Questo ricorda una stagione importante della nostra fotografia, quando, intorno alla metà degli anni Settanta, il confronto con il paesaggio italiano usava procedimenti dell’Arte Concettuale e la fotografia veniva impiegata nei suoi aspetti più oggettivi, era importante la dimensione “antispettacolare” di quello che facevamo. Insomma, e anche questo non è così frequente, Bedolo ha meditato sulla grande vicenda della Nuova Fotografia di Paesaggio Italiana, accoglie quell’insegnamento ma non ne resta vittima, da quelle acquisizioni ha saputo iniziare un percorso tutto suo, scegliendo di trovare la libertà espressiva nello svolgimento di ricerche analitiche invece che affidarsi a trovate impressionanti.

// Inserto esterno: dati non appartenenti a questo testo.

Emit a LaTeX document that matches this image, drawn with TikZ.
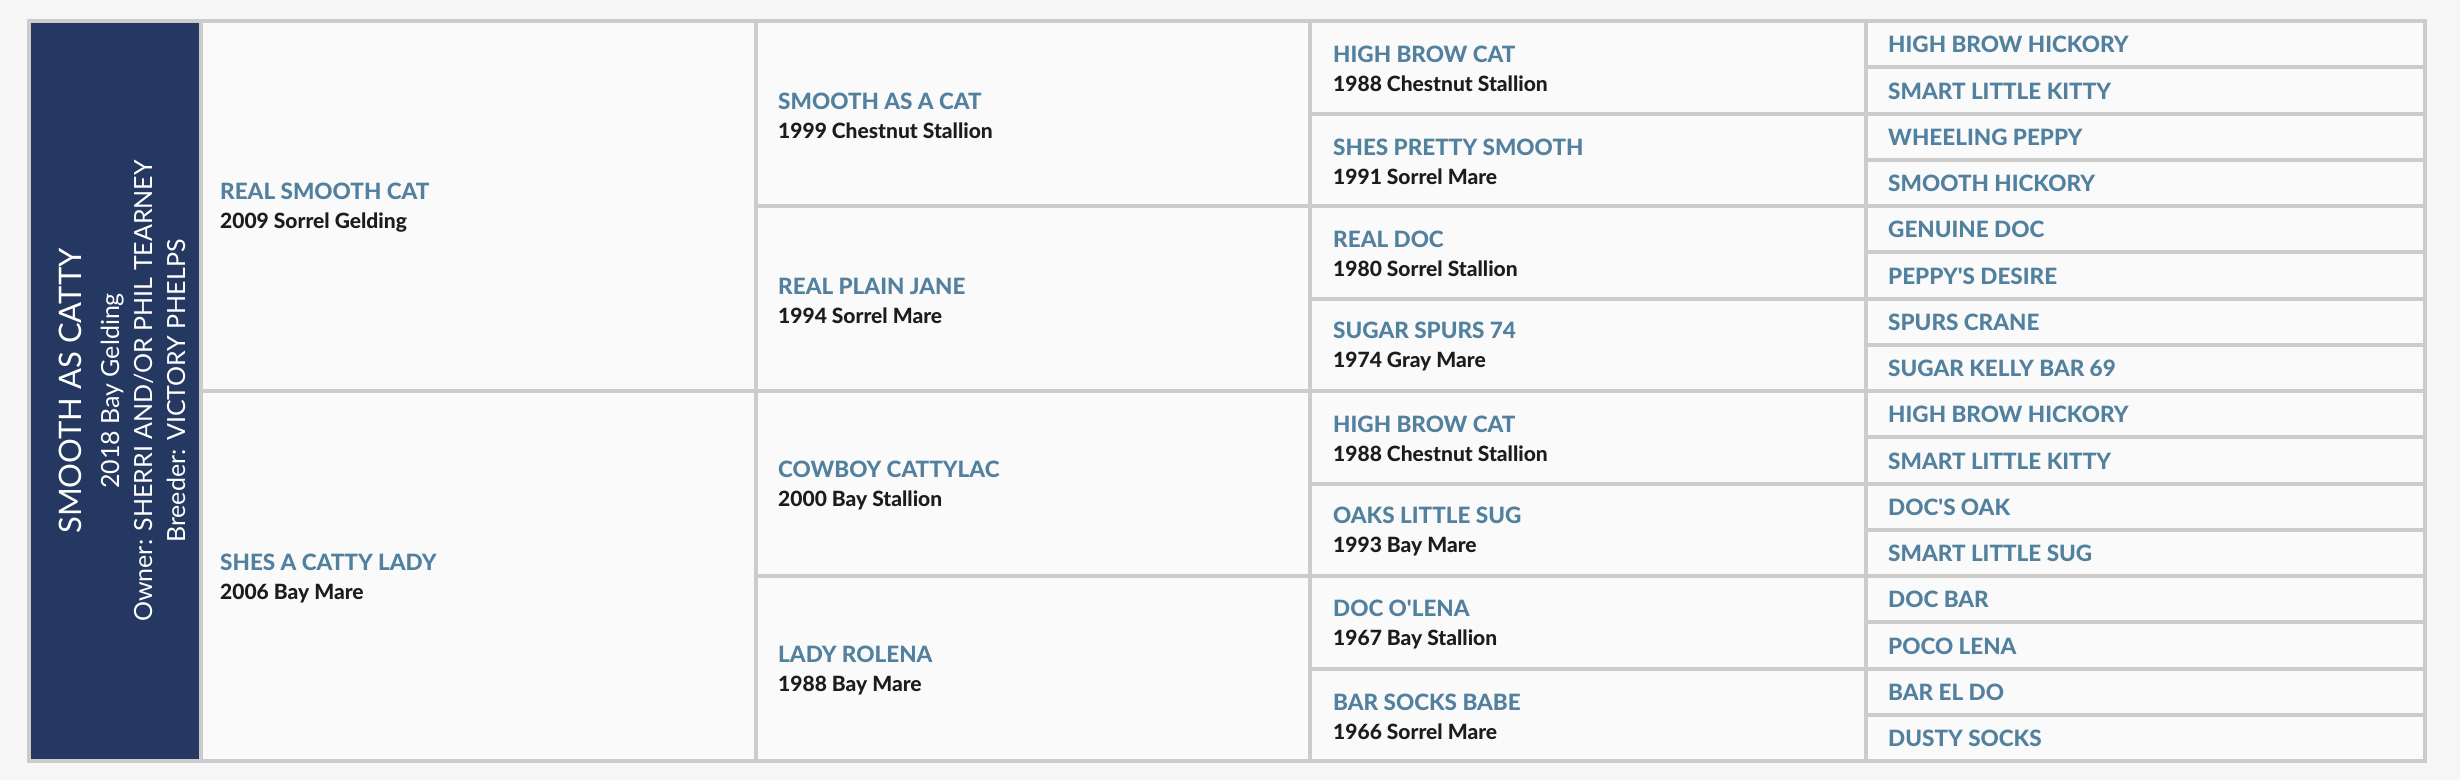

A questo atteggiamento un po’ ascetico Enrico giustamente resta fedele, sembra muoversi tra Evans e i Becher, e nelle immagini troviamo, per usare il vecchio titolo di un’antologia filosofica, “anima ed esattezza”. Non manca certo la dimensione documentaria, la testimonianza di presenze architettoniche da considerare Bene Culturale di cui è pieno, anche in modo disperso, il nostro Paese.
Quello che ci interessava, che mi sembra Enrico continui a fare, era stabilire relazioni nuove tra un mondo che stava scomparendo (le architetture ma anche gli oggetti della cultura popolare, un paesaggio che capivamo essere in pericolo) e la sensibilità contemporanea, quindi il documento e la sensibilità artistica.”
Così scrive Mario Cresci:
“E’ necessario raccogliere testimonianze per conservare, come facevano Franco Pinna con De Martino per i riti popolari o Paolo Monti per l’urbanistica, ma conservare non è sufficiente se non si ha nessun rapporto con la percezione attuale che passa anche attraverso un atteggiamento poetico.
In questo modo, e anche proprio grazie al rigore del metodo, è possibile conferire attenzione e bellezza a oggetti che proprio non vediamo. Scopriamo che la forma di un fienile ha la stessa armonia della pieve medievale nella stessa Pianura, una chiusa rudimentale può avere la forza di un’ installazione di Kounellis, la piramide di balle cilindriche di fieno in mezzo alla radura somiglia a uno Ziggurat. Questo procedere implacabile, quasi statistico, serve anche a ripulire lo sguardo dall’accumulo di immagini di cose e oggetti continuamente proposti come eccezionali, in una aggressiva invadenza che sembra ridurre il mondo ad un frenetico fotomontaggio di cartoline, proclami polemici e pubblicitari, caricature forzate e frenetiche della realtà, che alla fine ce ne restituiscono un volto sempre uguale. La mossa di Enrico, invece, è proprio quella del rallentamento, dell’insistenza a voler vedere meglio: è proprio la fissità delle inquadrature, l’assenza di movimento, ad amplificare la percezione delle piccole varianti e a spingere lo guardo verso il racconto minuzioso di queste “sculture anonime”. Quello che ne viene fuori è il racconto di un paesaggio in gran parte inedito, ed è un racconto che, con la dovuta dedizione, potrebbe riguardare tutto il nostro territorio.
Bisognerebbe davvero riprendere un “corpo a corpo” con il paesaggio, tornare al lavoro, letteralmente, “sul campo” (mi raccontava, il giovane fotografo, della strada fatta a piedi, per i campi, per incontrare queste costruzioni un po’ magiche alla giusta distanza) perché la scoperta e la costruzione di memoria del paesaggio non finiranno mai di essere necessarie, ben più dell’esaltazione retorica delle location turistiche; e altrettanto necessaria è anche la capacità di rivelare le possibilità poetiche di quanto resiste al consumo della bellezza.”
E Paolo Barbaro puntualizza: “Nulla di pittoresco, nulla di nostalgico.
Quello offerto è un paesaggio agrario contemporaneo anche se metastorico, che rivela con la lentezza e l'insistenza dello sguardo aspetti invisibili forse perché fuori da ogni contesto narrativo potenzialmente promozionale: questi elementi della storia e della costituzione stessa del paesaggio di pianura ne costituiscono quasi l'inventario di una memoria rimossa.”